The parks announced their intention to raise mountaineering fees—from $30 to $50 at Mount Rainier and an unprecedented 150% increase at Denali, taking the price from $200 to $500. The intent to raise the fees was announced without an open public process to determine their need or an assessment of the mountaineering programs and budgets for either park.

Denali Ranger Station

Left unchecked, fee increases can set a dangerous precedence of federal agencies unfairly shifting more of the burden of the budget onto climbers, or using the increase to support services that were not required or wanted by climbers. We want to avoid a “pay to play” model where “playing” costs the agencies nothing, and climbers are priced out of their own national parks and recreation areas.

In the case of Denali and Rainier, the Access Fund teamed up with the American Alpine Club and the American Mountain Guides Association to protest the proposed unilateral fee increase and push the Park Service to open a public process to determine the validity.
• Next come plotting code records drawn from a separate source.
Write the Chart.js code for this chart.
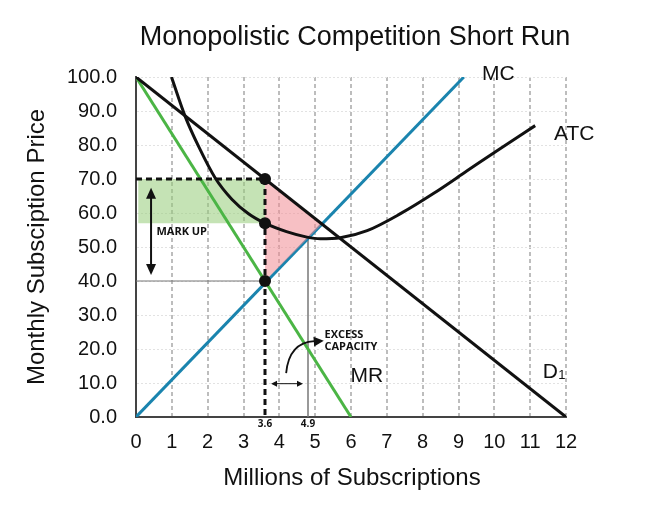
<!DOCTYPE html>
<html>
<head>
<meta charset="utf-8">
<script src="https://cdn.jsdelivr.net/npm/chart.js@4.4.1/dist/chart.umd.min.js"></script>
<style>
  html, body { margin: 0; padding: 0; background: #fff; }
  #wrap { width: 654px; height: 511px; }
</style>
</head>
<body>
<div id="wrap"><canvas id="chart" width="654" height="511"></canvas></div>
<script>
// tick labels
const xTicks = [0, 1, 2, 3, 4, 5, 6, 7, 8, 9, 10, 11, 12];
const yTicks = [0, 10, 20, 30, 40, 50, 60, 70, 80, 90, 100];

// curves (quantity in millions, price)
const demandX = [0, 12];
const demandY = [100, 0];
const mrX = [0, 6];
const mrY = [100, 0];
const mcX = [0, 9.15];
const mcY = [0, 100];
const atcX = [0.99, 1.38, 1.75, 2.21, 2.68, 3.14, 3.6, 4.2, 4.77, 5.14, 5.7, 6.45, 7.38, 8.31, 9.24, 10.17, 11.14];
const atcY = [100, 88.2, 79.5, 70.3, 64.0, 59.8, 57.0, 54.5, 52.9, 52.4, 52.7, 54.8, 59.8, 65.8, 72.4, 79.0, 85.7];

// equilibrium
const qStar = 3.6;
const priceStar = 70;
const atcStar = 57;
const mcStar = 40;
const qCapacity = 4.8;
const atcMin = 53;
const lossX = [3.6, 5.19, 3.6];
const lossY = [70, 56.7, 40];

const chartTitle = 'Monopolistic Competition Short Run';
const xTitle = 'Millions of Subscriptions';
const yTitle = 'Monthly Subsciption Price';

const pts = (xs, ys) => xs.map((x, i) => ({ x: x, y: ys[i] }));

const FONT = '"Liberation Sans", Arial, Helvetica, sans-serif';
const BOLD = '"Open Sans", "DejaVu Sans", sans-serif';

function arrowHead(ctx, x, y, ang, len, w) {
  const c = Math.cos(ang), s = Math.sin(ang);
  ctx.beginPath();
  ctx.moveTo(x, y);
  ctx.lineTo(x - len * c + w * s, y - len * s - w * c);
  ctx.lineTo(x - len * c - w * s, y - len * s + w * c);
  ctx.closePath();
  ctx.fill();
}

const notes = {
  id: 'notes',
  afterDraw(chart) {
    const { ctx, chartArea } = chart;
    const sx = chart.scales.x, sy = chart.scales.y;
    const px = v => sx.getPixelForValue(v);
    const py = v => sy.getPixelForValue(v);
    ctx.save();
    ctx.fillStyle = '#111';
    ctx.strokeStyle = '#111';
    ctx.textAlign = 'center';
    ctx.textBaseline = 'middle';

    // titles
    ctx.font = '27px ' + FONT;
    ctx.fillText(chartTitle, (chartArea.left + chartArea.right) / 2 + 4, 38);
    ctx.font = '24px ' + FONT;
    ctx.fillText(xTitle, (chartArea.left + chartArea.right) / 2 + 1, 478);
    ctx.save();
    ctx.translate(37, (chartArea.top + chartArea.bottom) / 2);
    ctx.rotate(-Math.PI / 2);
    ctx.fillText(yTitle, 0, 0);
    ctx.restore();

    // curve labels
    ctx.font = '21px ' + FONT;
    ctx.fillText('MC', px(10.11), py(100.8));
    ctx.fillText('ATC', px(12.23), py(83.3));
    ctx.fillText('MR', px(6.44), py(12));
    ctx.fillText('D', px(11.56), py(13.3));
    ctx.font = '13px ' + FONT;
    ctx.textAlign = 'left';
    ctx.fillText('1', px(11.56) + 8, py(13.3) + 4);

    // small bold notes
    ctx.font = 'bold 11px ' + BOLD;
    ctx.fillText('MARK UP', px(0.57), py(54.5));
    ctx.fillText('EXCESS', px(5.26), py(24.1));
    ctx.fillText('CAPACITY', px(5.26), py(20.6));
    ctx.textAlign = 'center';
    ctx.font = 'bold 10px ' + BOLD;
    ctx.fillText(String(qStar), px(qStar), chartArea.bottom + 7);
    ctx.fillText('4.9', px(qCapacity), chartArea.bottom + 7);

    // mark up arrow
    const ax = px(0.42), aTop = py(67.4), aBot = py(41.8);
    ctx.lineWidth = 2;
    ctx.beginPath();
    ctx.moveTo(ax, aTop + 8);
    ctx.lineTo(ax, aBot - 8);
    ctx.stroke();
    arrowHead(ctx, ax, aTop, -Math.PI / 2, 11, 5);
    arrowHead(ctx, ax, aBot, Math.PI / 2, 11, 5);

    // excess capacity arrow
    const hy = py(9.8), hl = px(3.77), hr = px(4.66);
    ctx.lineWidth = 1;
    ctx.beginPath();
    ctx.moveTo(hl + 3, hy);
    ctx.lineTo(hr - 3, hy);
    ctx.stroke();
    arrowHead(ctx, hl, hy, Math.PI, 6, 3);
    arrowHead(ctx, hr, hy, 0, 6, 3);

    // curved pointer
    ctx.lineWidth = 1.8;
    ctx.beginPath();
    ctx.moveTo(px(4.19), py(12.9));
    ctx.quadraticCurveTo(px(4.27), py(21.9), px(4.98), py(22.3));
    ctx.stroke();
    arrowHead(ctx, px(5.24), py(22.4), -0.08, 10, 5);

    ctx.restore();
  }
};

const line = (data, color, width, order, extra) => Object.assign({
  data: data,
  borderColor: color,
  borderWidth: width,
  pointRadius: 0,
  fill: false,
  tension: 0,
  order: order
}, extra || {});

new Chart(document.getElementById('chart'), {
  type: 'line',
  data: {
    datasets: [
      line(pts([0.06, qStar], [priceStar, priceStar]), 'rgba(0,0,0,0)', 0, 10,
        { fill: { value: atcStar }, backgroundColor: 'rgba(150,204,120,0.55)' }),
      line(pts(lossX, lossY), 'rgba(0,0,0,0)', 0, 4,
        { fill: 'shape', backgroundColor: 'rgba(240,140,148,0.55)' }),
      line(pts([0, qStar], [mcStar, mcStar]), '#777', 1.2, 8),
      line(pts([qCapacity, qCapacity], [0, atcMin]), '#777', 1.5, 8),
      line(pts(mrX, mrY), '#4bb545', 3, 6),
      line(pts(mcX, mcY), '#1a84ae', 3, 5),
      line(pts(demandX, demandY), '#111', 3, 3),
      line(pts(atcX, atcY), '#111', 3, 3, { cubicInterpolationMode: 'monotone' }),
      line(pts([0, qStar], [priceStar, priceStar]), '#111', 3, 2, { borderDash: [6, 4] }),
      line(pts([qStar, qStar], [priceStar, 0]), '#111', 3, 2, { borderDash: [6, 4] }),
      line(pts([qStar, qStar, qStar], [priceStar, atcStar, mcStar]), '#111', 0, 0,
        { showLine: false, pointRadius: 6, pointBackgroundColor: '#111', pointBorderWidth: 0 })
    ]
  },
  options: {
    responsive: false,
    animation: false,
    devicePixelRatio: 1,
    layout: { padding: { top: 77, right: 88, left: 0, bottom: 0 } },
    plugins: {
      legend: { display: false },
      tooltip: { enabled: false }
    },
    scales: {
      x: {
        type: 'linear',
        min: 0,
        max: 12,
        afterFit: s => { s.height = 94; },
        afterBuildTicks: s => { s.ticks = xTicks.map(v => ({ value: v })); },
        grid: { color: '#bdbdbd', lineWidth: 2, drawTicks: false },
        border: { color: '#444', width: 2, dash: [4, 3] },
        ticks: { color: '#111', padding: 13, font: { family: FONT, size: 20 } }
      },
      y: {
        type: 'linear',
        min: 0,
        max: 100,
        afterFit: s => { s.width = 136; },
        afterBuildTicks: s => { s.ticks = yTicks.map(v => ({ value: v })); },
        grid: { color: '#e2e2e2', lineWidth: 1, drawTicks: false },
        border: { color: '#444', width: 2, dash: [2, 2] },
        ticks: {
          color: '#111',
          padding: 19,
          font: { family: FONT, size: 20 },
          callback: v => Number(v).toFixed(1)
        }
      }
    }
  },
  plugins: [notes]
});
</script>
</body>
</html>
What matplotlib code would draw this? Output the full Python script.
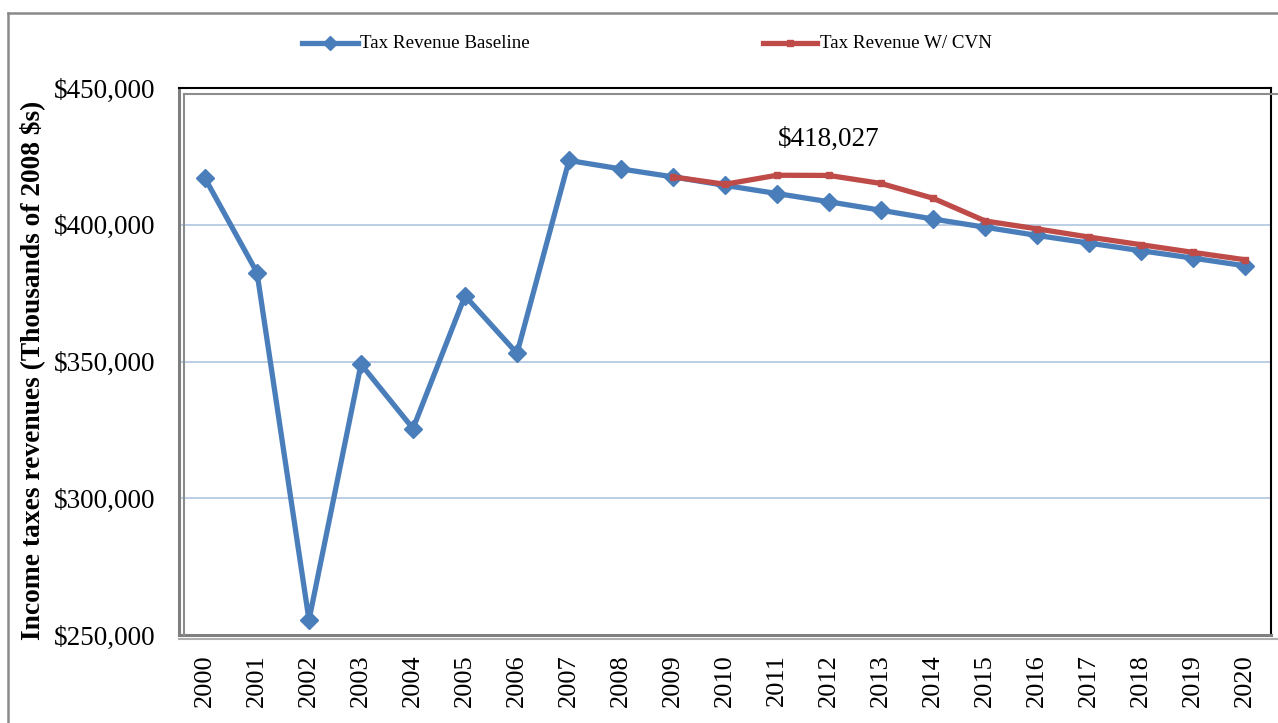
import matplotlib

matplotlib.use("Agg")
import matplotlib.pyplot as plt
from matplotlib.lines import Line2D
from matplotlib.ticker import FuncFormatter

plt.rcParams["font.family"] = ["Liberation Serif", "DejaVu Serif"]

years = list(range(2000, 2021))
baseline = [417000, 382500, 255500, 349000, 325500, 374000, 353000, 423500,
            420400, 417500, 414400, 411400, 408400, 405300, 402100, 399100,
            396100, 393300, 390500, 387800, 385000]
cvn_years = list(range(2009, 2021))
cvn = [417500, 414800, 418100, 418027, 415100, 409700, 401400, 398500,
       395500, 392700, 389900, 387200]
peak_year = 2012
peak_value = 418027

blue = "#4A7EBB"
red = "#BE4B48"
grid_color = "#A9C1DE"

W, H = 1278, 723
fig = plt.figure(figsize=(W / 100, H / 100), dpi=100)
ax = fig.add_axes([179 / W, 1 - 635 / H, (1271 - 179) / W, (635 - 88) / H])

x = [y - years[0] for y in years]
xc = [y - years[0] for y in cvn_years]
ax.plot(x, baseline, color=blue, lw=3.8, marker="D", ms=9, zorder=3)
ax.plot(xc, cvn, color=red, lw=3.8, marker="s", ms=4.5, zorder=4)

ax.set_xlim(-0.5, len(years) - 0.5)
ax.set_ylim(250000, 450000)
ax.set_yticks([250000, 300000, 350000, 400000, 450000])
ax.yaxis.set_major_formatter(FuncFormatter(lambda v, p: f"${v:,.0f}"))
ax.set_xticks(x)
ax.set_xticklabels([str(y) for y in years], rotation=90, va="top")
ax.tick_params(axis="y", length=0, pad=17, labelsize=19.5)
ax.tick_params(axis="x", length=0, pad=14, labelsize=19)

for v in [300000, 350000, 400000]:
    ax.axhline(v, color=grid_color, lw=1.1, zorder=1)

for side in ["top", "right"]:
    ax.spines[side].set_color("black")
    ax.spines[side].set_linewidth(1.5)
for side in ["left", "bottom"]:
    ax.spines[side].set_color("#7F7F7F")
    ax.spines[side].set_linewidth(2.2)

ax.annotate(f"${peak_value:,}", xy=(peak_year - years[0], peak_value),
            xytext=(0, 26), textcoords="offset points", ha="center",
            va="center", fontsize=19.5)

# frame shading around the plot area
gray = "#8C8C8C"
fig.add_artist(Line2D([184 / W, 1.0], [1 - 94 / H, 1 - 94 / H], color=gray, lw=1.5))
fig.add_artist(Line2D([184 / W, 184 / W], [1 - 94 / H, 1 - 635 / H], color=gray, lw=1.5))
fig.add_artist(Line2D([179 / W, 1.0], [1 - 639 / H, 1 - 639 / H], color="#B0B0B0", lw=1.5))

# outer chart border
fig.add_artist(Line2D([8 / W, 1.0], [1 - 13 / H, 1 - 13 / H], color="#8A8A8A", lw=1.8))
fig.add_artist(Line2D([8 / W, 8 / W], [0.0, 1 - 13 / H], color="#8A8A8A", lw=1.8))

# legend
ly = 1 - 43 / H
fig.add_artist(Line2D([302 / W, 358 / W], [ly, ly], color=blue, lw=3.8))
fig.add_artist(Line2D([330 / W], [ly], color=blue, marker="D", ms=7))
fig.text(360 / W, ly - 1 / H, "Tax Revenue Baseline", fontsize=13.7, va="center")
fig.add_artist(Line2D([763 / W, 817 / W], [ly, ly], color=red, lw=3.8))
fig.add_artist(Line2D([790 / W], [ly], color=red, marker="s", ms=4.5))
fig.text(820 / W, ly - 1 / H, "Tax Revenue W/ CVN", fontsize=13.7, va="center")

fig.text(32 / W, 1 - 370 / H, "Income taxes revenues (Thousands of 2008 $s)",
         rotation=90, ha="center", va="center", fontsize=19.8, fontweight="bold")

fig.savefig("out.png", dpi=100)
plt.close(fig)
After many months of working with the parks, National Park Service officials in Washington, D.C., members of Congress, and concerned climbers, the NPS initiated a public input process, reconsidered its position and instituted fee increases that were significantly lower than originally proposed. The increase for Rainier landed at $43 (a $13 increase), and the fee increase for Denali landed at $350 (a $150 increase).

The Access Fund supports user fees on public lands in many situations, such as where services are provided or agency budgets are substantially burdened by climbing access. The excellent public education and search and rescue program in Denali National Park is one such example. However, the Access Fund will continue to push agencies to be transparent and include public input before making significant changes to recreation fee programs.

The Access Fund will also continue to actively oppose recreational use fees where administrative support is neither required nor desired by climbers and where climbing impacts do not significantly impose on agency budgets or degrade the environment.